Islam sebagai rahmatan lil alamin sudah sewajarnya menerapkan apa yang dilakukan oleh Nabi di atas. Islam telah memberikan dasar-dasar konsep pendidikan dan pembinaan anak, bahkan sejak masih dalam kandungan. Jika anak sejak dini telah
mendapatkan pendidikan Islam, Insya allah ia akan tumbuh menjadi insan yang mencintai Allah dan Rasul-nya serta berbakti kepada orangtua. Kekerasan sangat jauh dari nilai-nilai Islam, Islam mengajarkan kasih sayang, kepada yang di luar Islam harus saling menyayangi, apalagi kepada sesama muslim, sampai-sampai dikatakan bahwa sesama muslim laksana satu tubuh, jika ada bagian yang sakit maka sakitnya akan dirasakan oleh bagian tubuh yang lain.
Usia pra sekolah yang berlangsung pada usia 3-6 tahun menurut Erik H. Erickson, seorang tokoh psikoanalisis, memiliki dorongan yang kuat untuk menguasai lingkungan. Krisis yang dialami adalah autonomy vs shame/doubt. Jika dia berhasil dalam tahap berkembangan ini maka akan menjadi anak yang mandiri, namun jika gagal maka akan merasa malu dan ragu-ragu.
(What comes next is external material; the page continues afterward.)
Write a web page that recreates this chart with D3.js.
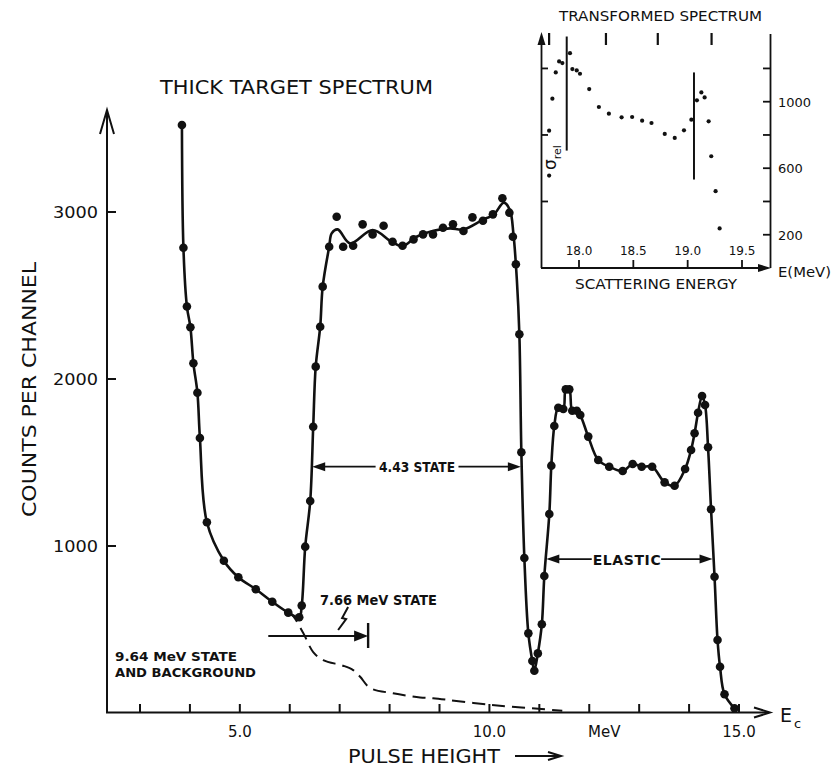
<!DOCTYPE html>
<html><head><meta charset="utf-8">
<script src="https://cdn.jsdelivr.net/npm/d3@7"></script>
<style>
html,body{margin:0;padding:0;background:#fff;}
text{font-family:"DejaVu Sans","Liberation Sans",sans-serif;fill:#111;}
</style></head>
<body>
<svg id="c" width="831" height="767"></svg>
<script>
// ---------- DATA ----------
// main spectrum measured points (pulse height in MeV, counts per channel)
const mainMeV = [3.84,3.87,3.94,4.01,4.07,4.15,4.20,4.34,4.68,4.97,5.32,5.65,5.97,6.19,6.24,6.31,6.41,6.47,6.52,6.61,6.66,6.79,
  6.94,7.07,7.27,7.46,7.66,7.88,8.06,8.26,8.48,8.67,8.87,9.07,9.27,9.48,9.66,9.87,10.07,10.26,10.40,10.47,10.53,10.60,
  10.64,10.70,10.78,10.86,10.90,10.97,11.05,11.10,11.20,11.24,11.30,11.38,11.48,11.53,11.60,11.66,11.75,11.82,11.98,12.18,
  12.40,12.67,12.87,13.05,13.26,13.51,13.71,13.92,14.04,14.11,14.18,14.26,14.32,14.38,14.44,14.51,14.57,14.62,14.71,14.91];
const mainCounts = [3521,2786,2434,2310,2094,1918,1647,1142,912,813,741,666,601,573,643,996,1269,1714,2074,2313,2553,2792,
  2972,2792,2798,2926,2866,2918,2822,2798,2836,2866,2866,2906,2926,2886,2968,2948,2986,3082,2996,2852,2687,2268,
  1561,928,477,311,253,357,531,820,1192,1481,1719,1828,1820,1938,1938,1810,1810,1784,1655,1515,
  1475,1449,1491,1475,1475,1381,1361,1461,1575,1675,1798,1898,1844,1591,1220,816,437,277,112,28];
// smooth fitted line across the 4.43 plateau (elsewhere it follows the points)
const plateauFitMeV = [6.84,6.96,7.21,7.66,8.04,8.26,8.54,8.88,9.21,9.48,9.88,10.08,10.29,10.41,10.48,10.55,10.60];
const plateauFitCounts = [2872,2896,2812,2892,2822,2796,2852,2888,2902,2896,2956,2982,3056,3012,2872,2593,2268];
// dashed "9.64 MeV state and background" curve
const bgMeV = [5.97,6.05,6.27,6.47,6.67,7.07,7.27,7.41,7.61,8.07,8.61,8.87,10.05,11.46];
const bgCounts = [601,587,479,365,317,283,257,217,150,118,93,88,48,14];
// axis ticks
const xTicks = [3,4,5,6,7,8,9,10,11,12,13,14,15];
const xTickLabels = ["5.0","10.0","MeV","15.0"];
const xTickLabelPos = [5,10,12.3,15];
const yTicks = [1000,2000,3000];
const yTickLabels = ["1000","2000","3000"];

// inset: transformed spectrum
const insetE = [17.725,17.725,17.755,17.786,17.817,17.847,17.917,17.939,17.979,18.009,18.094,18.183,18.275,18.392,18.489,
  18.581,18.667,18.789,18.881,18.966,19.034,19.085,19.126,19.156,19.193,19.217,19.257,19.294];
const insetSigma = [556,826,1018,1176,1242,1232,1292,1196,1188,1168,1076,968,928,906,908,886,872,806,782,828,
  892,1008,1056,1026,882,672,462,238];
const insetBarE = [17.887,19.058];
const insetBarLow = [706,532];
const insetBarHigh = [1392,1176];
const insetTopMarksE = [17.725,18.248,18.725,19.22];
const insetXTicks = [18.0,18.5,19.0,19.5];
const insetXTickLabels = ["18.0","18.5","19.0","19.5"];
const insetRightTicks = [200,400,600,800,1000,1200];
const insetRightLabels = [200,600,1000];
const insetLeftTicks = [400,800,1200];

// ---------- DRAW ----------
const svg = d3.select("#c");
const ink = "#111";

const x = d3.scaleLinear().domain([3,15]).range([140,739]);
const y = d3.scaleLinear().domain([0,3000]).range([713,212]);

function tri(g, tx, ty, dir, len, hw){
  let pts;
  if(dir==="right") pts=[[tx,ty],[tx-len,ty-hw],[tx-len,ty+hw]];
  else if(dir==="left") pts=[[tx,ty],[tx+len,ty-hw],[tx+len,ty+hw]];
  else pts=[[tx,ty],[tx-hw,ty+len],[tx+hw,ty+len]];
  g.append("path").attr("d","M"+pts.map(p=>p.join(",")).join("L")+"Z").attr("fill",ink);
}

// main axes
const ax = svg.append("g").attr("stroke",ink).attr("fill","none").attr("stroke-width",2);
ax.append("line").attr("x1",107).attr("x2",107).attr("y1",111).attr("y2",713);
ax.append("path").attr("d","M100,134L107,110L114,134");
ax.append("line").attr("x1",106).attr("x2",769).attr("y1",712.5).attr("y2",712.5);
ax.append("path").attr("d","M754,707.5L770,712.5L754,717.5");
xTicks.forEach(t=>ax.append("line").attr("x1",x(t)).attr("x2",x(t)).attr("y1",712).attr("y2",704));
yTicks.forEach(t=>ax.append("line").attr("x1",107).attr("x2",116).attr("y1",y(t)).attr("y2",y(t)));

xTickLabels.forEach((l,i)=>svg.append("text").attr("x",x(xTickLabelPos[i])).attr("y",737)
  .attr("text-anchor","middle").attr("font-size",15).text(l));
yTickLabels.forEach((l,i)=>svg.append("text").attr("x",98).attr("y",y(yTicks[i])+6)
  .attr("text-anchor","end").attr("font-size",16).attr("textLength",45).attr("lengthAdjust","spacingAndGlyphs").text(l));

// titles
svg.append("text").attr("x",160).attr("y",94).attr("font-size",20).attr("textLength",273)
  .attr("lengthAdjust","spacingAndGlyphs").text("THICK TARGET SPECTRUM");
svg.append("text").attr("transform","translate(36,517) rotate(-90)").attr("font-size",20)
  .attr("textLength",255).attr("lengthAdjust","spacingAndGlyphs").text("COUNTS PER CHANNEL");
svg.append("text").attr("x",348).attr("y",763).attr("font-size",20).attr("textLength",152)
  .attr("lengthAdjust","spacingAndGlyphs").text("PULSE HEIGHT");
ax.append("line").attr("x1",515).attr("x2",560).attr("y1",756).attr("y2",756);
ax.append("path").attr("d","M548,752L561,756L548,760");
const ec = svg.append("text").attr("x",780).attr("y",722).attr("font-size",19);
ec.append("tspan").text("E");
ec.append("tspan").attr("font-size",13).attr("dy",6).attr("dx",2).text("c");

// curves
const pts = mainMeV.map((m,i)=>[m,mainCounts[i]]);
const plateau = plateauFitMeV.map((m,i)=>[m,plateauFitCounts[i]]);
const fit = pts.slice(0,22).concat(plateau).concat(pts.slice(44));
const line = d3.line().x(d=>x(d[0])).y(d=>y(d[1])).curve(d3.curveCatmullRom.alpha(0.5));
svg.append("path").attr("d",line(fit)).attr("fill","none").attr("stroke",ink).attr("stroke-width",2.6);
const bg = bgMeV.map((m,i)=>[m,bgCounts[i]]);
svg.append("path").attr("d",line(bg)).attr("fill","none").attr("stroke",ink).attr("stroke-width",2)
  .attr("stroke-dasharray","13,7");
svg.append("g").selectAll("circle").data(pts).join("circle")
  .attr("cx",d=>x(d[0])).attr("cy",d=>y(d[1])).attr("r",4.3).attr("fill",ink);

// annotations
const an = svg.append("g").attr("stroke",ink).attr("stroke-width",1.8).attr("fill","none");
// 4.43 state
const yA = y(1475);
an.append("line").attr("x1",x(6.45)+8).attr("x2",x(7.72)).attr("y1",yA).attr("y2",yA);
an.append("line").attr("x1",x(9.38)).attr("x2",x(10.63)-8).attr("y1",yA).attr("y2",yA);
tri(svg,x(6.45),yA,"left",13,4.5); tri(svg,x(10.63),yA,"right",13,4.5);
svg.append("text").attr("x",x(8.55)).attr("y",yA+5.5).attr("text-anchor","middle").attr("font-size",14)
  .attr("font-weight","bold").attr("textLength",76).attr("lengthAdjust","spacingAndGlyphs").text("4.43 STATE");
// elastic
const yE = y(922);
an.append("line").attr("x1",x(11.14)+8).attr("x2",x(12.05)).attr("y1",yE).attr("y2",yE);
an.append("line").attr("x1",x(13.44)).attr("x2",x(14.47)-8).attr("y1",yE).attr("y2",yE);
tri(svg,x(11.14),yE,"left",13,4.5); tri(svg,x(14.47),yE,"right",13,4.5);
svg.append("text").attr("x",x(12.75)).attr("y",yE+5.5).attr("text-anchor","middle").attr("font-size",14)
  .attr("font-weight","bold").attr("textLength",68).attr("lengthAdjust","spacing").text("ELASTIC");
// 7.66 MeV state
const y7 = y(461);
an.append("line").attr("x1",x(5.57)).attr("x2",x(7.57)-8).attr("y1",y7).attr("y2",y7);
tri(svg,x(7.57),y7,"right",14,5.5);
an.append("line").attr("x1",x(7.57)).attr("x2",x(7.57)).attr("y1",y7-13).attr("y2",y7+12).attr("stroke-width",2.4);
an.append("path").attr("d",`M${x(7.57)-30},${y7-6}L${x(7.57)-22},${y7-17}L${x(7.57)-26},${y7-18}L${x(7.57)-20},${y7-29}`).attr("stroke-width",2);
svg.append("text").attr("x",320).attr("y",605).attr("font-size",13.5).attr("font-weight","bold")
  .attr("textLength",117).attr("lengthAdjust","spacingAndGlyphs").text("7.66 MeV STATE");
svg.append("text").attr("x",115).attr("y",661).attr("font-size",13).attr("font-weight","bold")
  .attr("textLength",122).attr("lengthAdjust","spacingAndGlyphs").text("9.64 MeV STATE");
svg.append("text").attr("x",115).attr("y",677).attr("font-size",13).attr("font-weight","bold")
  .attr("textLength",141).attr("lengthAdjust","spacingAndGlyphs").text("AND BACKGROUND");

// ---------- INSET ----------
const ix = d3.scaleLinear().domain([18,19.5]).range([579,742]);
const iy = d3.scaleLinear().domain([0,1000]).range([268,101.7]);
const ia = svg.append("g").attr("stroke",ink).attr("stroke-width",1.8).attr("fill","none");
ia.append("line").attr("x1",541.5).attr("x2",541.5).attr("y1",268).attr("y2",42);
tri(svg,541.5,32,"up",13,4);
ia.append("line").attr("x1",770.5).attr("x2",770.5).attr("y1",268).attr("y2",34);
ia.append("line").attr("x1",541).attr("x2",760).attr("y1",268).attr("y2",268);
tri(svg,771,268,"right",13,4);
insetXTicks.forEach(t=>ia.append("line").attr("x1",ix(t)).attr("x2",ix(t)).attr("y1",268).attr("y2",260));
insetRightTicks.forEach(t=>ia.append("line").attr("x1",770).attr("x2",763).attr("y1",iy(t)).attr("y2",iy(t)));
insetLeftTicks.forEach(t=>ia.append("line").attr("x1",541).attr("x2",548).attr("y1",iy(t)).attr("y2",iy(t)));
insetTopMarksE.forEach(t=>ia.append("line").attr("x1",ix(t)).attr("x2",ix(t)).attr("y1",33).attr("y2",45).attr("stroke-width",2.2));
insetBarE.forEach((e,i)=>ia.append("line").attr("x1",ix(e)).attr("x2",ix(e))
  .attr("y1",iy(insetBarLow[i])).attr("y2",iy(insetBarHigh[i])).attr("stroke-width",2));
insetXTickLabels.forEach((l,i)=>svg.append("text").attr("x",ix(insetXTicks[i])).attr("y",255)
  .attr("text-anchor","middle").attr("font-size",12).text(l));
insetRightLabels.forEach(v=>svg.append("text").attr("x",778).attr("y",iy(v)+5)
  .attr("font-size",13).text(v));
svg.append("g").selectAll("circle").data(insetE.map((e,i)=>[e,insetSigma[i]])).join("circle")
  .attr("cx",d=>ix(d[0])).attr("cy",d=>iy(d[1])).attr("r",2.1).attr("fill",ink);
svg.append("text").attr("x",559).attr("y",21).attr("font-size",14).attr("textLength",203)
  .attr("lengthAdjust","spacingAndGlyphs").text("TRANSFORMED SPECTRUM");
svg.append("text").attr("x",575).attr("y",289).attr("font-size",14).attr("textLength",162)
  .attr("lengthAdjust","spacingAndGlyphs").text("SCATTERING ENERGY");
svg.append("text").attr("x",778).attr("y",277).attr("font-size",14).attr("textLength",53)
  .attr("lengthAdjust","spacingAndGlyphs").text("E(MeV)");
const sg = svg.append("text").attr("transform","translate(556,170) rotate(-90)").attr("font-size",17);
sg.append("tspan").text("σ");
sg.append("tspan").attr("font-size",11).attr("dy",5).text("rel");
</script>
</body></html>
Tugas guru pra sekolah adalah senantiasa secara kreatif menggunakan metode pembelajaran yang sesuai untuk membuat anak-anak menjadi otonom. Apapun itu metodenya, mendongeng, bernyanyi, yang penting dilakukan dengan menyenangkan. Bagaimana kita bisa membangun kontrol diri sebagai wujud kemandirian. Seperti metode yang digunakan oleh Erik H. Erikson dalam mendidik anak-anak yaitu metode Montessori adalah metode yang menekankan perkembangan inisiatif anak melalui permainan dan pekerjaan.